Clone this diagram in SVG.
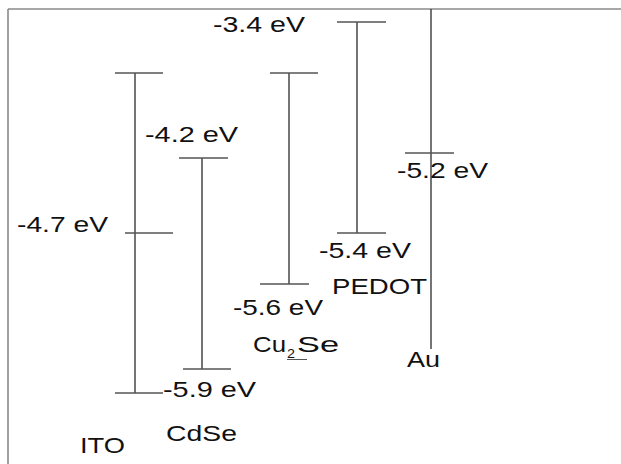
<svg xmlns="http://www.w3.org/2000/svg" width="621" height="464" viewBox="0 0 621 464">
<style>
.frame{stroke:#8a8a8a;stroke-width:1.6;fill:none}
.bar{stroke:#3a3a3a;stroke-width:1.4;fill:none}
.tick{stroke:#555;stroke-width:1.4;fill:none}
text{font-family:"Liberation Sans",Arial,sans-serif;font-size:22.5px;fill:#111}
</style>
<rect width="621" height="464" fill="#fff"/>
<g id="frame">
<line class="frame" x1="8" y1="9" x2="621" y2="9"/>
<line class="frame" x1="8" y1="9" x2="8" y2="464"/>
</g>
<g id="connectors">
<line class="bar" x1="135" y1="73" x2="135" y2="393"/>
<line class="bar" x1="202" y1="158" x2="202" y2="369"/>
<line class="bar" x1="289" y1="73" x2="289" y2="284"/>
<line class="bar" x1="357" y1="22" x2="357" y2="233"/>
<line class="bar" x1="431" y1="9" x2="431" y2="349"/>
</g>
<g id="ITO">
<line class="tick" x1="115" y1="73" x2="163" y2="73"/>
<line class="tick" x1="125" y1="233" x2="173" y2="233"/>
<line class="tick" x1="115" y1="393" x2="163" y2="393"/>
<text x="17" y="232" textLength="91" lengthAdjust="spacingAndGlyphs">-4.7 eV</text>
<text x="80" y="453" textLength="45" lengthAdjust="spacingAndGlyphs">ITO</text>
</g>
<g id="CdSe">
<line class="tick" x1="179" y1="158" x2="228" y2="158"/>
<line class="tick" x1="183" y1="369" x2="231" y2="369"/>
<text x="145" y="142" textLength="93" lengthAdjust="spacingAndGlyphs">-4.2 eV</text>
<text x="163" y="397" textLength="93" lengthAdjust="spacingAndGlyphs">-5.9 eV</text>
<text x="166" y="441" textLength="71" lengthAdjust="spacingAndGlyphs">CdSe</text>
</g>
<g id="Cu2Se">
<line class="tick" x1="270" y1="73" x2="318" y2="73"/>
<line class="tick" x1="260" y1="284" x2="309" y2="284"/>
<text x="233" y="315" textLength="90" lengthAdjust="spacingAndGlyphs">-5.6 eV</text>
<text x="253" y="352" textLength="33" lengthAdjust="spacingAndGlyphs">Cu</text>
<text x="287" y="358" style="font-size:13px" textLength="8" lengthAdjust="spacingAndGlyphs">2</text>
<line x1="287" y1="359.5" x2="307" y2="359.5" stroke="#555" stroke-width="1"/>
<text x="297" y="352" textLength="42" lengthAdjust="spacingAndGlyphs">Se</text>
</g>
<g id="PEDOT">
<line class="tick" x1="337" y1="22" x2="386" y2="22"/>
<line class="tick" x1="337" y1="233" x2="386" y2="233"/>
<text x="213" y="32" textLength="92" lengthAdjust="spacingAndGlyphs">-3.4 eV</text>
<text x="319" y="258" textLength="92" lengthAdjust="spacingAndGlyphs">-5.4 eV</text>
<text x="332" y="294" textLength="95" lengthAdjust="spacingAndGlyphs">PEDOT</text>
</g>
<g id="Au">
<line class="tick" x1="405" y1="153" x2="454" y2="153"/>
<text x="397" y="178" textLength="91" lengthAdjust="spacingAndGlyphs">-5.2 eV</text>
<text x="407" y="367" textLength="33" lengthAdjust="spacingAndGlyphs">Au</text>
</g>
</svg>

◆ EXERCISE OBJECTIVE
Copy out each line word for word, please, skipping the images.

◆ EXPECTED ANSWER
Clone this diagram in SVG.
<svg xmlns="http://www.w3.org/2000/svg" width="621" height="464" viewBox="0 0 621 464">
<style>
.frame{stroke:#8a8a8a;stroke-width:1.6;fill:none}
.bar{stroke:#3a3a3a;stroke-width:1.4;fill:none}
.tick{stroke:#555;stroke-width:1.4;fill:none}
text{font-family:"Liberation Sans",Arial,sans-serif;font-size:22.5px;fill:#111}
</style>
<rect width="621" height="464" fill="#fff"/>
<g id="frame">
<line class="frame" x1="8" y1="9" x2="621" y2="9"/>
<line class="frame" x1="8" y1="9" x2="8" y2="464"/>
</g>
<g id="connectors">
<line class="bar" x1="135" y1="73" x2="135" y2="393"/>
<line class="bar" x1="202" y1="158" x2="202" y2="369"/>
<line class="bar" x1="289" y1="73" x2="289" y2="284"/>
<line class="bar" x1="357" y1="22" x2="357" y2="233"/>
<line class="bar" x1="431" y1="9" x2="431" y2="349"/>
</g>
<g id="ITO">
<line class="tick" x1="115" y1="73" x2="163" y2="73"/>
<line class="tick" x1="125" y1="233" x2="173" y2="233"/>
<line class="tick" x1="115" y1="393" x2="163" y2="393"/>
<text x="17" y="232" textLength="91" lengthAdjust="spacingAndGlyphs">-4.7 eV</text>
<text x="80" y="453" textLength="45" lengthAdjust="spacingAndGlyphs">ITO</text>
</g>
<g id="CdSe">
<line class="tick" x1="179" y1="158" x2="228" y2="158"/>
<line class="tick" x1="183" y1="369" x2="231" y2="369"/>
<text x="145" y="142" textLength="93" lengthAdjust="spacingAndGlyphs">-4.2 eV</text>
<text x="163" y="397" textLength="93" lengthAdjust="spacingAndGlyphs">-5.9 eV</text>
<text x="166" y="441" textLength="71" lengthAdjust="spacingAndGlyphs">CdSe</text>
</g>
<g id="Cu2Se">
<line class="tick" x1="270" y1="73" x2="318" y2="73"/>
<line class="tick" x1="260" y1="284" x2="309" y2="284"/>
<text x="233" y="315" textLength="90" lengthAdjust="spacingAndGlyphs">-5.6 eV</text>
<text x="253" y="352" textLength="33" lengthAdjust="spacingAndGlyphs">Cu</text>
<text x="287" y="358" style="font-size:13px" textLength="8" lengthAdjust="spacingAndGlyphs">2</text>
<line x1="287" y1="359.5" x2="307" y2="359.5" stroke="#555" stroke-width="1"/>
<text x="297" y="352" textLength="42" lengthAdjust="spacingAndGlyphs">Se</text>
</g>
<g id="PEDOT">
<line class="tick" x1="337" y1="22" x2="386" y2="22"/>
<line class="tick" x1="337" y1="233" x2="386" y2="233"/>
<text x="213" y="32" textLength="92" lengthAdjust="spacingAndGlyphs">-3.4 eV</text>
<text x="319" y="258" textLength="92" lengthAdjust="spacingAndGlyphs">-5.4 eV</text>
<text x="332" y="294" textLength="95" lengthAdjust="spacingAndGlyphs">PEDOT</text>
</g>
<g id="Au">
<line class="tick" x1="405" y1="153" x2="454" y2="153"/>
<text x="397" y="178" textLength="91" lengthAdjust="spacingAndGlyphs">-5.2 eV</text>
<text x="407" y="367" textLength="33" lengthAdjust="spacingAndGlyphs">Au</text>
</g>
</svg>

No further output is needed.